The crew’s faithful Orion capsule — no longer shiny chrome but blackened from the heat of reentry — will be scooped up into the USS Murtha’s well deck so it can be rigorously studied to improve future flights.
The mission’s success concludes a 10-day epic journey into outerspace that brought the crew further from the Earth than any humans had ever gone before — with the capsule soaring 252,756 miles from Earth on Monday, breaking the 248,655-mile record set by Apollo 13 nearly 56 years ago to the date in 1970.
It was the first time humans had seen the moon up close since Apollo 17 left it in 1972, with the Artemis II crew flying about 685,000 miles in a massive figure-eight around the satellite and back to Earth.
The astronauts saw swaths of the far side of the moon during the mission that were never before seen by human eyes and sent back stunning photos of the lunar surface, with the crescent Earth peering out over its cratered horizon.
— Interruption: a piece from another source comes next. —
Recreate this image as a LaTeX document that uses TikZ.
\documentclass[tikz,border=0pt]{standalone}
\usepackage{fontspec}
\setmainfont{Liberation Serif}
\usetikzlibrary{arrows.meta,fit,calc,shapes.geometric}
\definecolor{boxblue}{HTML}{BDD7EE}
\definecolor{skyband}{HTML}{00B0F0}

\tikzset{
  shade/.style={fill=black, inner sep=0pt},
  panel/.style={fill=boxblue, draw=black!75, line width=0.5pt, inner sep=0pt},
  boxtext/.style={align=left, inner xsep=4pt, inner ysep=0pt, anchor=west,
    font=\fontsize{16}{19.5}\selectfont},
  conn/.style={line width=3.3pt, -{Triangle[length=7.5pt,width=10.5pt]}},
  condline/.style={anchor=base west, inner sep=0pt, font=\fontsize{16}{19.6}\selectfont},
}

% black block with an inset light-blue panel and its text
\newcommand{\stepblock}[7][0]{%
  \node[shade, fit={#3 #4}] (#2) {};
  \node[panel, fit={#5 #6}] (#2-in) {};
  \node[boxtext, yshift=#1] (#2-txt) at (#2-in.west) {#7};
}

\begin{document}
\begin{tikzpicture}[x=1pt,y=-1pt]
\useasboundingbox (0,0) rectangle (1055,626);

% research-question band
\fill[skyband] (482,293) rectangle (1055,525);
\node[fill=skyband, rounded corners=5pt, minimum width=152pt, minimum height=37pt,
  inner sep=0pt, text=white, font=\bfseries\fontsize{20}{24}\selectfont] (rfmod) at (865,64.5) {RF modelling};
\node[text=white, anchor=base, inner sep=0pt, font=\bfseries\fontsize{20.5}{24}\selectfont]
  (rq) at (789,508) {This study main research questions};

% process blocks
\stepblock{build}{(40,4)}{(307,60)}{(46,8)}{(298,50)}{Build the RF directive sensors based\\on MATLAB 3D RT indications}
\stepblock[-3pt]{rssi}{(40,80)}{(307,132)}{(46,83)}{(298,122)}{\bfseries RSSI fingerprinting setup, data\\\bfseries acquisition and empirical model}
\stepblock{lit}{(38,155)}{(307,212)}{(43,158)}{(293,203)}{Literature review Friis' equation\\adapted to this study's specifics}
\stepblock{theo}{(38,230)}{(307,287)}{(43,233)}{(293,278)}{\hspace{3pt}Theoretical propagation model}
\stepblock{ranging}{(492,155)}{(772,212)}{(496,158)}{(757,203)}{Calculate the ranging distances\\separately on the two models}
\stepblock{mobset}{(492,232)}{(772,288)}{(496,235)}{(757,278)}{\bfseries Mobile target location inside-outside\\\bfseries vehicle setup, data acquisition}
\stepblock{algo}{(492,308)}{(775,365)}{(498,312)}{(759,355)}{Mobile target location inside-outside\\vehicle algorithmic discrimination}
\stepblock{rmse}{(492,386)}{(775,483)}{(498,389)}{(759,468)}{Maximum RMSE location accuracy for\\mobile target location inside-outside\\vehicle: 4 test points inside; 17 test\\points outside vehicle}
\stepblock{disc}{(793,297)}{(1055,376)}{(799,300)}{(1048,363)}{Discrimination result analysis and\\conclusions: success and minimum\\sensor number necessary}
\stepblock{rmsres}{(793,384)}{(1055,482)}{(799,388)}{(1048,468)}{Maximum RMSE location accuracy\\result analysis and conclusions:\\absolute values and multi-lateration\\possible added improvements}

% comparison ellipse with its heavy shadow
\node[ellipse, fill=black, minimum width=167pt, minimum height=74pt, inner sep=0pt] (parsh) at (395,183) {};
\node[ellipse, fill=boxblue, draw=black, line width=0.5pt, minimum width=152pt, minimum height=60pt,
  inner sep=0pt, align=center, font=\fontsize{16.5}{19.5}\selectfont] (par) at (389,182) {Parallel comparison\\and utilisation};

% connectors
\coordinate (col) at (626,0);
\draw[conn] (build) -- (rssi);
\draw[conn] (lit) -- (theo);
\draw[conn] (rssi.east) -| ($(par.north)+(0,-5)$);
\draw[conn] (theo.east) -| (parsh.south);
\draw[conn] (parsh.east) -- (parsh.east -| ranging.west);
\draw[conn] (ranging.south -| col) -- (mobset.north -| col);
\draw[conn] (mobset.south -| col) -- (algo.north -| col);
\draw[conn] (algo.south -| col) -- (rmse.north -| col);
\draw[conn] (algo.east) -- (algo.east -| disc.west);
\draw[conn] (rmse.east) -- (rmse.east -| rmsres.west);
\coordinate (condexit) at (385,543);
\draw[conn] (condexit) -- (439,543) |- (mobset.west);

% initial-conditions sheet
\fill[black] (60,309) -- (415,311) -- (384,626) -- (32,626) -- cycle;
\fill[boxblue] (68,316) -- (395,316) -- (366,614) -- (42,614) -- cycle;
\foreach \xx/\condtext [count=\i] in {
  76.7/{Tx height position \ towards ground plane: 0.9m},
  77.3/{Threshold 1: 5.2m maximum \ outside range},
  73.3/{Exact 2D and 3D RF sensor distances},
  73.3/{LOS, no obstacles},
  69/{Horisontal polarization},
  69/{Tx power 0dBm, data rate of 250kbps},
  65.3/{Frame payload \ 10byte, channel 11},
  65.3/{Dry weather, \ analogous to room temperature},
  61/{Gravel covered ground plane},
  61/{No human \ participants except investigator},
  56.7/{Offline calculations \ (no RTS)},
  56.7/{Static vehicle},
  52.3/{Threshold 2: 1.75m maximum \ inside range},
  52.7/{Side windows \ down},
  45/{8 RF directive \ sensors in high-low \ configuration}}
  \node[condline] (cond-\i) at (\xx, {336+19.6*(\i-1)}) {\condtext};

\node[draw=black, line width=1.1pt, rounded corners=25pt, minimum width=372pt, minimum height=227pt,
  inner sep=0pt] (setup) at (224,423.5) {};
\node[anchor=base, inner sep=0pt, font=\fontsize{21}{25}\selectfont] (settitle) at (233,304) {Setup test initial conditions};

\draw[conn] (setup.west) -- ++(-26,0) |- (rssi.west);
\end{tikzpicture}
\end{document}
They were just over 4,000 miles from the lunar surface during their flyby, with the moon appearing about the size of a basketball held at arm’s length to the crew peering out the cabin windows.
Nearly the entire flight was also broadcast live, with the whole world being invited to tune in and watch the crew as the astronauts floated about the cabin going about their duties at zero gravity.
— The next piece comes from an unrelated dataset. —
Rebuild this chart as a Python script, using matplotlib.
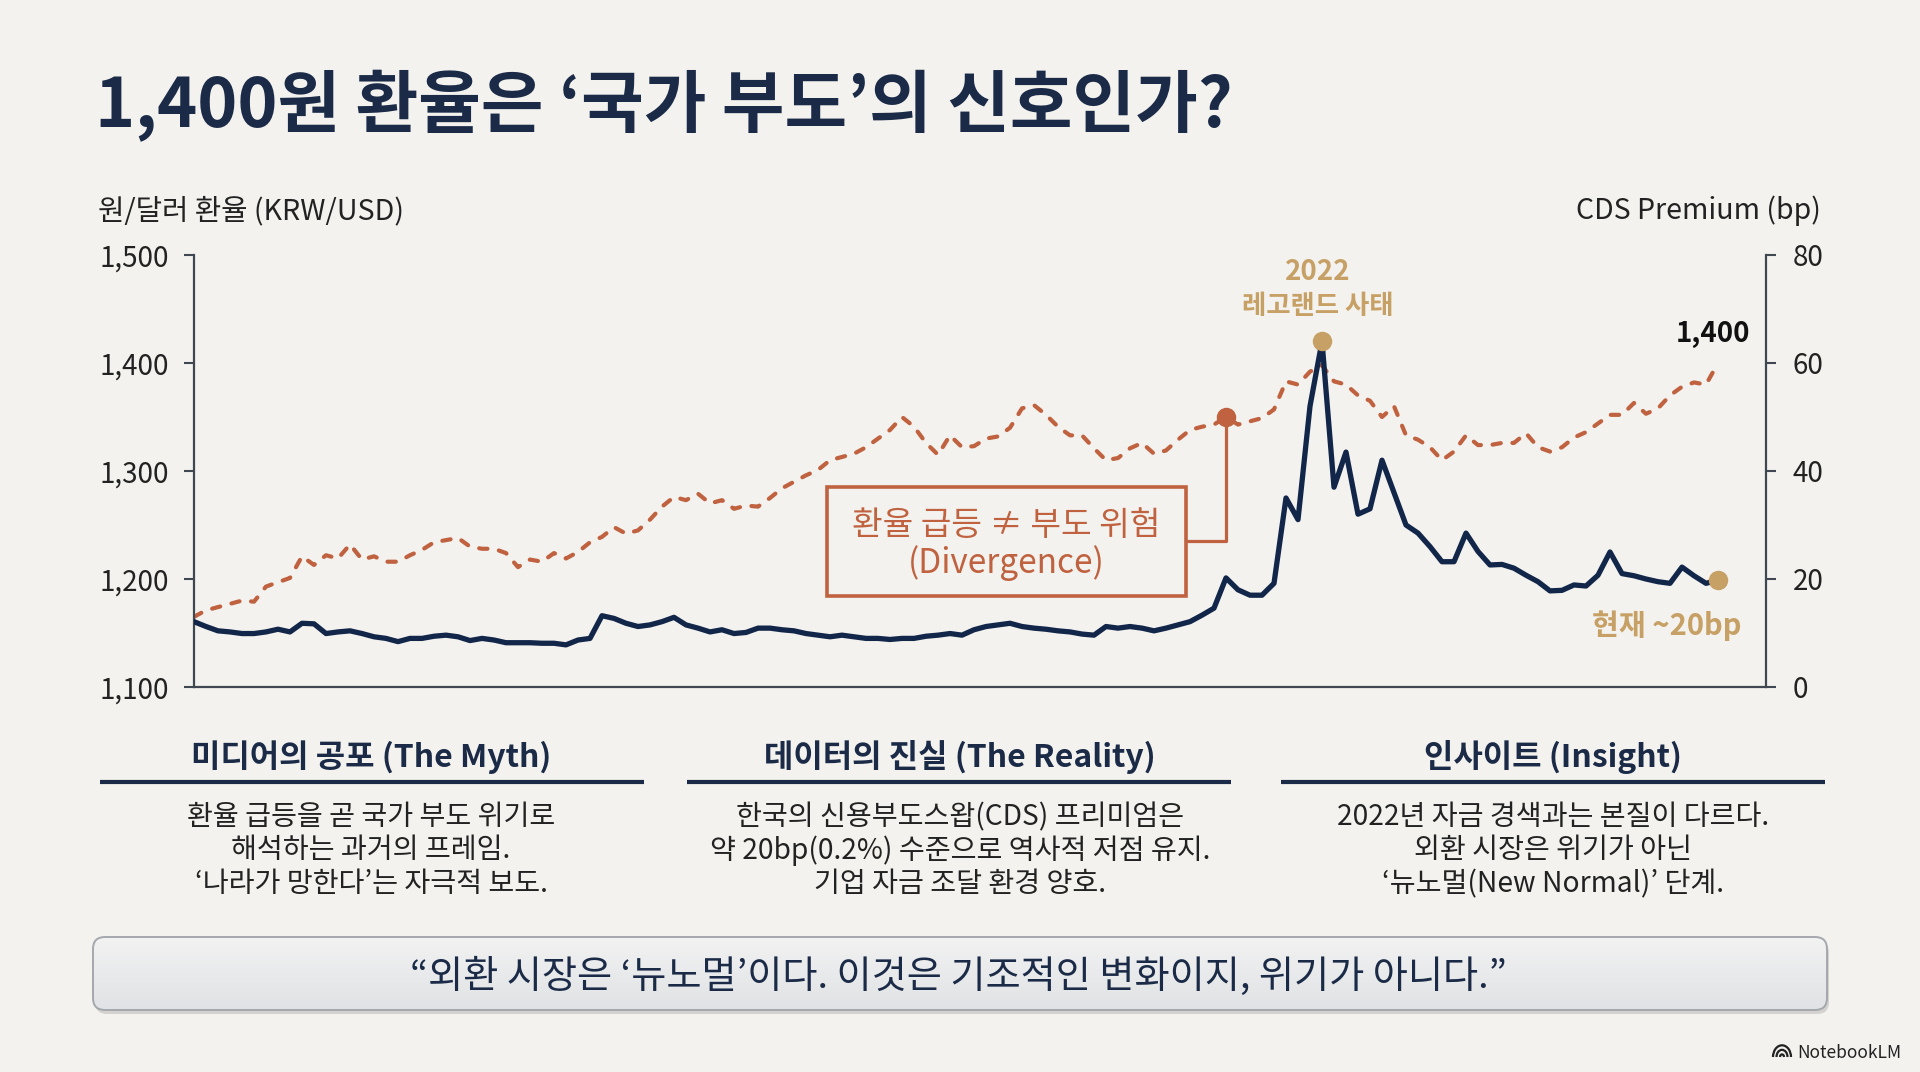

One of the most emotional moments of the entire flight came as the crew began their lunar flyby and named a bright crater — located on the shadow line between the near and far side of the moon — after Cmdr. Wiseman’s late wife Carroll.
The whole crew was seen breaking down in tears and then floating together for an embrace during the dedication.
Astronauts Koch, Glover and Hensen also made history on the flight: Koch became the first woman to fly to the moon, Glover became the first person who wasn’t white, and the Canadian Hensen became the first non-American to see the moon up close.
But the crew’s greatest legacy will involve the future of manned space travel.
The success of Artemis II set the stage for 2028’s Artemis IV mission to land humans on the lunar surface again, while NASA has predicted missions to Mars for the 2030s.
The only step currently scheduled ahead of the moon landing is 2027’s Artemis III, which will remain in Earth’s orbit and test out the rendezvous procedures and flight capabilities of the new lunar landers.
Once humans are back on the moon, NASA is planning to build long-term bases, which will be used to help launch manned rockets to Mars.
If Artemis II failed, those efforts could have been derailed indefinitely.